The challenge of providing access to sustainable sanitation services at the scale required is huge, more so because there are relatively few examples worldwide of successful large scale sanitation programmes. Requirements include the following.
- An overarching vision and political will at the highest level to take on the national challenge and to articulate the broad objectives for example around the likely role of government, civil society and the private sector in service delivery.
- Development of national policy which interprets the vision and reflects a broad consensus of key stakeholders. The policy needs to indicate appropriate regulatory and institutional frameworks; very few countries have a national sanitation policy.
- Strategies to translate policy into programmes; for example, there might be different strategies for: rural communities and the urban poor; school sanitation; emergency situations; and longer term needs.
- Development of programmes which enable improvements to sanitation to be ‘rolled-out’ at the scale required. The programme will typically set out overall objectives and a consistent set of rules (e.g. on finance or human resources) which are applied at the level of individual projects. Whilst a range of approaches to sanitation provision have been developed, tried, tested and modified on a small scale over the years, the basic problem remains achieving any sense of scale in sanitation programmes.
- Implementation of programmes through smaller projects or schemes which may involve different stakeholders, e.g. government, private sector, NGOs, - all of whom operate within the framework of the programme.
- Monitoring of activities and subsequent evaluation of impacts, that enables the learning of lessons to inform and support further policy development.
The role of government is changing from that of service provider to that of ‘enabler’ supporting local government and local management of sanitation services through, for example, moves to greater decentralisation. The relationship between government, service providers and beneficiaries (poor households) therefore becomes more complex, requiring careful planning, management and development of clear roles and responsibilities.
Capacity development getting people with the right skills in the right place today and tomorrow is a major constraint to reaching the MDG target. Skills such as social marketing, promotion and facilitating access to finance for the poor may need to become generic at local government level if service delivery is to be scaled up.

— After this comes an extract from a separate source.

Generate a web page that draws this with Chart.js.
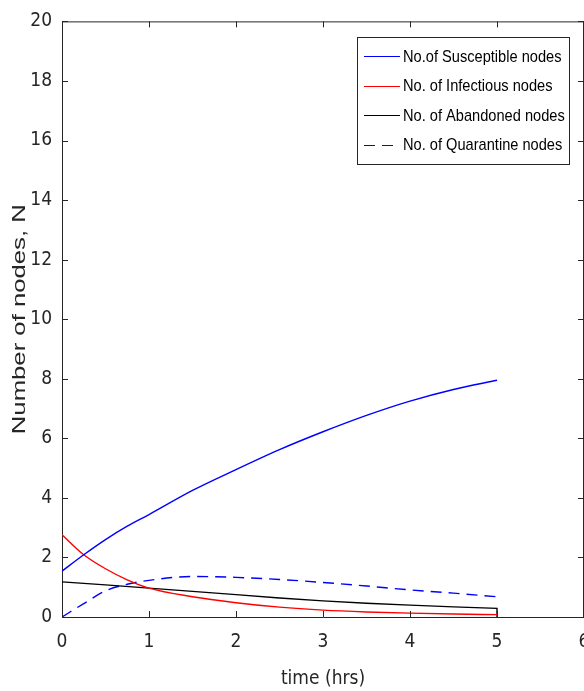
<!DOCTYPE html>
<html>
<head>
<meta charset="utf-8">
<script src="https://cdn.jsdelivr.net/npm/chart.js@4/dist/chart.umd.min.js"></script>
<style>
  html, body { margin: 0; padding: 0; background: #fff; overflow: hidden; }
  #wrap { width: 610px; height: 691px; }
</style>
</head>
<body>
<div id="wrap"><canvas id="chart"></canvas></div>
<script>
const timeHrs = [0, 0.25, 0.5, 0.75, 1, 1.5, 2, 2.5, 3, 3.5, 4, 4.5, 5];
const susceptible = [1.54, 2.09, 2.6, 3.05, 3.44, 4.25, 4.95, 5.62, 6.22, 6.77, 7.25, 7.64, 7.95];
const infectious = [2.76, 2.09, 1.62, 1.25, 0.97, 0.68, 0.48, 0.33, 0.23, 0.17, 0.13, 0.1, 0.08];
const abandonedTime = [0, 0.5, 1, 1.5, 2, 2.5, 3, 3.5, 4, 4.5, 5, 5];
const abandoned = [1.18, 1.08, 0.97, 0.86, 0.75, 0.64, 0.54, 0.46, 0.4, 0.34, 0.29, 0];
const quarantine = [0, 0.45, 0.88, 1.1, 1.23, 1.36, 1.33, 1.26, 1.16, 1.04, 0.91, 0.8, 0.68];

const xTicks = [0, 1, 2, 3, 4, 5, 6];
const yTicks = [0, 2, 4, 6, 8, 10, 12, 14, 16, 18, 20];
const yTitle = 'Number of nodes, N';

const narrow = "'Liberation Sans Narrow', 'DejaVu Sans Condensed', Arial, sans-serif";
const sans = "'Liberation Sans', Arial, sans-serif";
const axisColor = '#262626';

const toPoints = (xs, ys) => ys.map((y, i) => ({ x: xs[i], y }));

// text squeezed or stretched to a given width
function fitText(ctx, text, x, y, width) {
  const w = ctx.measureText(text).width;
  ctx.save();
  ctx.translate(x, y);
  ctx.scale(width / w, 1);
  ctx.fillText(text, 0, 0);
  ctx.restore();
}

// MATLAB style box: top/right border, inward ticks, legend, y title
const matlabBox = {
  id: 'matlabBox',
  afterDraw(chart) {
    const { ctx, chartArea: a, scales } = chart;
    ctx.save();
    ctx.strokeStyle = axisColor;
    ctx.lineWidth = 1;
    ctx.beginPath();
    ctx.moveTo(a.left, a.top + 0.5);
    ctx.lineTo(a.right, a.top + 0.5);
    ctx.moveTo(a.right - 0.5, a.top);
    ctx.lineTo(a.right - 0.5, a.bottom);
    const t = 6;
    xTicks.forEach((v) => {
      const px = Math.round(scales.x.getPixelForValue(v)) + 0.5;
      ctx.moveTo(px, a.bottom);
      ctx.lineTo(px, a.bottom - t);
      ctx.moveTo(px, a.top);
      ctx.lineTo(px, a.top + t);
    });
    yTicks.forEach((v) => {
      const py = Math.round(scales.y.getPixelForValue(v)) + 0.5;
      ctx.moveTo(a.left, py);
      ctx.lineTo(a.left + t, py);
      ctx.moveTo(a.right, py);
      ctx.lineTo(a.right - t, py);
    });
    ctx.stroke();

    // y title, wide like the original
    ctx.save();
    ctx.fillStyle = axisColor;
    ctx.font = '18px ' + sans;
    ctx.textBaseline = 'middle';
    ctx.translate(20, (a.top + a.bottom) / 2);
    ctx.rotate(-Math.PI / 2);
    fitText(ctx, yTitle, -115, 0, 230);
    ctx.restore();

    // legend
    const bx = 357, by = 37, bw = 212, bh = 127;
    ctx.fillStyle = '#fff';
    ctx.fillRect(bx, by, bw, bh);
    ctx.strokeStyle = axisColor;
    ctx.strokeRect(bx + 0.5, by + 0.5, bw, bh);
    ctx.font = '17px ' + sans;
    ctx.textBaseline = 'middle';
    chart.data.datasets.forEach((ds, i) => {
      const y = by + 19 + i * 29.5;
      ctx.strokeStyle = ds.borderColor;
      ctx.lineWidth = 1;
      ctx.setLineDash(ds.borderDash || []);
      ctx.beginPath();
      ctx.moveTo(364, Math.round(y) + 0.5);
      ctx.lineTo(400, Math.round(y) + 0.5);
      ctx.stroke();
      ctx.setLineDash([]);
      ctx.fillStyle = '#000';
      fitText(ctx, ds.label, 403, y + 1, ctx.measureText(ds.label).width * 0.86);
    });
    ctx.restore();
  },
};

new Chart(document.getElementById('chart'), {
  type: 'line',
  data: {
    datasets: [
      {
        label: 'No.of Susceptible nodes',
        data: toPoints(timeHrs, susceptible),
        borderColor: '#0000ff',
        borderWidth: 1.4,
      },
      {
        label: 'No. of Infectious nodes',
        data: toPoints(timeHrs, infectious),
        borderColor: '#ff0000',
        borderWidth: 1.4,
      },
      {
        label: 'No. of Abandoned nodes',
        data: toPoints(abandonedTime, abandoned),
        borderColor: '#000000',
        borderWidth: 1.4,
        cubicInterpolationMode: 'default',
        tension: 0,
      },
      {
        label: 'No. of Quarantine nodes',
        data: toPoints(timeHrs, quarantine),
        borderColor: '#0000ff',
        borderWidth: 1.4,
        borderDash: [11, 7],
      },
    ],
  },
  options: {
    responsive: true,
    maintainAspectRatio: false,
    animation: false,
    layout: { padding: { top: 17, right: 26, left: 0, bottom: 0 } },
    elements: {
      point: { radius: 0 },
      line: { cubicInterpolationMode: 'monotone', fill: false },
    },
    plugins: {
      legend: { display: false },
      tooltip: { enabled: false },
    },
    scales: {
      x: {
        type: 'linear',
        min: 0,
        max: 6,
        afterFit: (s) => { s.height = 74; },
        afterBuildTicks: (s) => { s.ticks = xTicks.map((v) => ({ value: v })); },
        grid: { display: false, drawTicks: false },
        border: { display: true, color: axisColor, width: 1 },
        ticks: {
          padding: 14,
          color: axisColor,
          font: { family: narrow, size: 19 },
        },
        title: {
          display: true,
          text: 'time (hrs)',
          color: axisColor,
          font: { family: narrow, size: 19 },
          padding: { top: 0, bottom: 1 },
        },
      },
      y: {
        min: 0,
        max: 20,
        afterFit: (s) => { s.width = 62; },
        afterBuildTicks: (s) => { s.ticks = yTicks.map((v) => ({ value: v })); },
        grid: { display: false, drawTicks: false },
        border: { display: true, color: axisColor, width: 1 },
        ticks: {
          padding: 10,
          color: axisColor,
          font: { family: narrow, size: 19 },
        },
        title: { display: false },
      },
    },
  },
  plugins: [matlabBox],
});
</script>
</body>
</html>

Key issues in relation to policy, strategic planning, programme development, implementation and monitoring include inter alia :
- better co-ordination between different sectors which have responsibility for sanitation (e.g. health, education, water);
- institutional arrangements which define clear roles and responsibilities: local government is likely to have an increasingly important role;
- programmes which focus on demand generation, which are themselves demand responsive;
- ensuring that vulnerable and marginalized groups are included;
- creating better access to finance for poor households; and
- capacity development around key skills, to deliver demand based approaches.